# Task requirements
Look for the string "this" in every line, and copy each line that has it.

# Material for the task
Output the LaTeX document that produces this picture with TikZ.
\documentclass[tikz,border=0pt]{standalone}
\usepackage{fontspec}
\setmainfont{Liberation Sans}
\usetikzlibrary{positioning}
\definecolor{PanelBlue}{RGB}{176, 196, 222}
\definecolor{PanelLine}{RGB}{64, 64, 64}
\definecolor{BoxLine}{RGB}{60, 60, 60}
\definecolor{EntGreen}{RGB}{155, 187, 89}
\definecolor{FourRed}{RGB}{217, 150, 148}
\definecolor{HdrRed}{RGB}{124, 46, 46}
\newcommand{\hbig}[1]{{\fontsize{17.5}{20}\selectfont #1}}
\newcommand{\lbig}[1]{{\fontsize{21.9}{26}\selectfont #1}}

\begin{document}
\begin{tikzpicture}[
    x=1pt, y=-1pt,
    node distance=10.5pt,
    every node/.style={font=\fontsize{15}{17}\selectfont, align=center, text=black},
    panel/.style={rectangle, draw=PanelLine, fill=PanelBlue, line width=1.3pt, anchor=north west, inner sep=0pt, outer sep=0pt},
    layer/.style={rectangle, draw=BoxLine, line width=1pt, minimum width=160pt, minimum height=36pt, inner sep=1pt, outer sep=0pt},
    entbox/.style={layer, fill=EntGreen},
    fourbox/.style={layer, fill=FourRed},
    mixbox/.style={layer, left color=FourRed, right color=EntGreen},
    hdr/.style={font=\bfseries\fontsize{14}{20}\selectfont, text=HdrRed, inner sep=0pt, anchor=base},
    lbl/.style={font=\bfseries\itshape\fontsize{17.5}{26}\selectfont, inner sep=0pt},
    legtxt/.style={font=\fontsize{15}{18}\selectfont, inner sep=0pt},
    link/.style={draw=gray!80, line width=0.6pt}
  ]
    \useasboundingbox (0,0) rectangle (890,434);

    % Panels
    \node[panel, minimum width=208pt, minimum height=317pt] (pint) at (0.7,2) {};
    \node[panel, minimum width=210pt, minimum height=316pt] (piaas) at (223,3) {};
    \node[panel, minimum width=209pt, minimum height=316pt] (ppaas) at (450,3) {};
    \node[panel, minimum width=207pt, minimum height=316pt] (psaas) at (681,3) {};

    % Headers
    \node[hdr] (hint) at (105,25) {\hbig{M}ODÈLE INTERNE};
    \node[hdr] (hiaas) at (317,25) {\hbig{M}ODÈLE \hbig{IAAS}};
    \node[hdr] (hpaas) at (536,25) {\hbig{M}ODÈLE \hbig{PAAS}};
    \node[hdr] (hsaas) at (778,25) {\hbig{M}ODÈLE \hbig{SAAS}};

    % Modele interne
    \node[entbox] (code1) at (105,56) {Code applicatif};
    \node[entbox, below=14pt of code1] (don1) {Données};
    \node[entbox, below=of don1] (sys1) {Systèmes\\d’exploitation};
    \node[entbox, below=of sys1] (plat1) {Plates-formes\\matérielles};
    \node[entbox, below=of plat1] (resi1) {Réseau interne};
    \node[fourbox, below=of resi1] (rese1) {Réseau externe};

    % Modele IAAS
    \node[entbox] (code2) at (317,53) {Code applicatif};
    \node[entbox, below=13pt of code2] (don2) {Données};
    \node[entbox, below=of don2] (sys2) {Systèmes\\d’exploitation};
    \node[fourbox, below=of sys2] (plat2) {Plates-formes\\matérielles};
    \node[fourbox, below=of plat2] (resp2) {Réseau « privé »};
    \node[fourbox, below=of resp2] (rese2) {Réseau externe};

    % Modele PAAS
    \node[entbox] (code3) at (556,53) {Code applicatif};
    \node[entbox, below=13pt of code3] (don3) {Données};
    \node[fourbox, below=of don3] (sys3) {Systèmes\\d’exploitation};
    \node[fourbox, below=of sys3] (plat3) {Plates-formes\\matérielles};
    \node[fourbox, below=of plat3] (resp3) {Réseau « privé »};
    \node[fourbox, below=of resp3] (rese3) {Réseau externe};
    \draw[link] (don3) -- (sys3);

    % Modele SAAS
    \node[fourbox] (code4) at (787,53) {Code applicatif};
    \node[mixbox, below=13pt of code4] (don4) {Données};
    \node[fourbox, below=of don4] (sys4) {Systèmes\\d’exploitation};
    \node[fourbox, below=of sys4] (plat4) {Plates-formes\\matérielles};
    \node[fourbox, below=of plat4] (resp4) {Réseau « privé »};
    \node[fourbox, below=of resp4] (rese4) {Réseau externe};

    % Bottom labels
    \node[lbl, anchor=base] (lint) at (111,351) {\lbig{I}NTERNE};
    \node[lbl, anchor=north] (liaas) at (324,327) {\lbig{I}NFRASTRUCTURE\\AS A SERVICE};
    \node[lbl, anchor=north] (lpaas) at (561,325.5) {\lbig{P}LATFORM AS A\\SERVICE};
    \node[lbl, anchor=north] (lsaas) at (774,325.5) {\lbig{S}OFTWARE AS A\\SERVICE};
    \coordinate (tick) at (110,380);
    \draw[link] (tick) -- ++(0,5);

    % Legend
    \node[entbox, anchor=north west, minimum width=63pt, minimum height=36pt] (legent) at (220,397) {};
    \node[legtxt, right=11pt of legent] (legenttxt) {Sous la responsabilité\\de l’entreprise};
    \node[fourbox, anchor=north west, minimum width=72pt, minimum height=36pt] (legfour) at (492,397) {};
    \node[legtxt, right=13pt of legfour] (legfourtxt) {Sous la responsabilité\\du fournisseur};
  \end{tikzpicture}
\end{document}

---

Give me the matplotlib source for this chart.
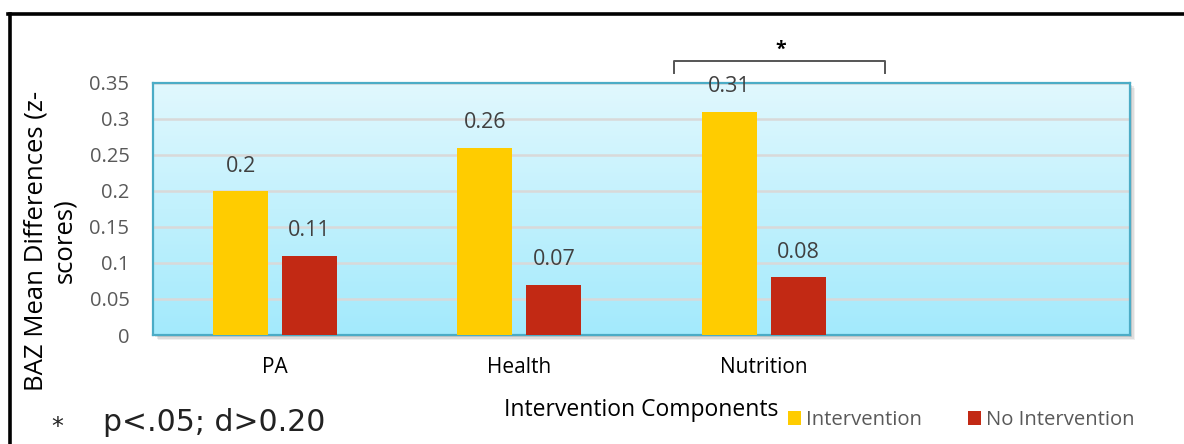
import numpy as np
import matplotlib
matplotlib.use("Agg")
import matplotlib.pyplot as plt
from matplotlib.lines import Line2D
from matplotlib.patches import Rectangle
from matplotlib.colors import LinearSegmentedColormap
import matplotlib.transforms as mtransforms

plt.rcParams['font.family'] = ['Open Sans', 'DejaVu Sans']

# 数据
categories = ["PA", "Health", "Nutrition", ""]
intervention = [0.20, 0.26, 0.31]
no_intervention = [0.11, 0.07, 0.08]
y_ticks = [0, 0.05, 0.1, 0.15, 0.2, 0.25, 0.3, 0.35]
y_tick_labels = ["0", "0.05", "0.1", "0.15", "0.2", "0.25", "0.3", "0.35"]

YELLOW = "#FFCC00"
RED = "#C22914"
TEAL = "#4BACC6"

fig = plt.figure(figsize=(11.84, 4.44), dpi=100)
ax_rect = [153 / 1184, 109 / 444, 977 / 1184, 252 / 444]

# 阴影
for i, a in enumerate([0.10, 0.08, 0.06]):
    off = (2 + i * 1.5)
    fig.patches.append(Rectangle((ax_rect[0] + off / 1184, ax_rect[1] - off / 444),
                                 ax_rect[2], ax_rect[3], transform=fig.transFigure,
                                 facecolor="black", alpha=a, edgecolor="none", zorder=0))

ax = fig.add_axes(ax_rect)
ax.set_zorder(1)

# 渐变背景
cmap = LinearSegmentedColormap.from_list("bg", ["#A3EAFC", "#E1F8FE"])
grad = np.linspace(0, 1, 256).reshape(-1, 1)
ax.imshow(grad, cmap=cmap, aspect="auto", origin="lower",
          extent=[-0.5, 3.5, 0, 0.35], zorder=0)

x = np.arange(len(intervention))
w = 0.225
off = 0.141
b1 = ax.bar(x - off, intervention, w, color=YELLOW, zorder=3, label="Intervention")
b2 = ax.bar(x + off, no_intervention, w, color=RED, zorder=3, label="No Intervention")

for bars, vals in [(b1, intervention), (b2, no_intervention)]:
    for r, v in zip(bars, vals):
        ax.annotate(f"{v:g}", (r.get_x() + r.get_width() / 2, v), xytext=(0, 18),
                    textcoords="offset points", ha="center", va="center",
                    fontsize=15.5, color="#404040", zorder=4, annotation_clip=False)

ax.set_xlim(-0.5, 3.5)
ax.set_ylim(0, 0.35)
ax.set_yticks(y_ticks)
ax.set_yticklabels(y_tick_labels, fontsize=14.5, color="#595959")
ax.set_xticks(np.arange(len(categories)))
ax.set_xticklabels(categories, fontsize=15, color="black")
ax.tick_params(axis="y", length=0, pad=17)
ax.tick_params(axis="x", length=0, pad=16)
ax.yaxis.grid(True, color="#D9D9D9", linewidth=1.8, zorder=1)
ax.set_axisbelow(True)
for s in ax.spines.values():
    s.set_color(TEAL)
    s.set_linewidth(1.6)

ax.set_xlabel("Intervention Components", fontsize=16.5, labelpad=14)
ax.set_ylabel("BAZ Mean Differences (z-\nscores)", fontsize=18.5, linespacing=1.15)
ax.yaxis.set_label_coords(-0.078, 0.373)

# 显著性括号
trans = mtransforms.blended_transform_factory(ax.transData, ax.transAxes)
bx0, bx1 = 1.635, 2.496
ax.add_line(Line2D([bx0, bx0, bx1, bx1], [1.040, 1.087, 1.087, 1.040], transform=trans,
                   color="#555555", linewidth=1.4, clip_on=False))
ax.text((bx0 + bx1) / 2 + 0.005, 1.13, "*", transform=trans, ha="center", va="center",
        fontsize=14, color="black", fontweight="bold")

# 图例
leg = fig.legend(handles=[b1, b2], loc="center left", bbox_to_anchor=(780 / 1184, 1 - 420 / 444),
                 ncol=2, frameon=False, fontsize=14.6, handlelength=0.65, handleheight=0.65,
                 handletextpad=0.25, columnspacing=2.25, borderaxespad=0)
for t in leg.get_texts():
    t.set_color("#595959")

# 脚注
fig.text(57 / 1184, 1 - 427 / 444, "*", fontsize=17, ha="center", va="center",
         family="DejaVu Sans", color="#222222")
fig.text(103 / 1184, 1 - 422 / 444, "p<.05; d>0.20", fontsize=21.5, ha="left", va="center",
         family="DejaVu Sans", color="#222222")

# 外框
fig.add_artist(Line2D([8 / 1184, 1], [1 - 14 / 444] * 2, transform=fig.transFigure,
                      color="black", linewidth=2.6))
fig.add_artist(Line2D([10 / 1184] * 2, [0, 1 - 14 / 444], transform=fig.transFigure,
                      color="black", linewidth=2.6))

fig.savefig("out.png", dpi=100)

# The answer
Output the LaTeX document that produces this picture with TikZ.
Give me the matplotlib source for this chart.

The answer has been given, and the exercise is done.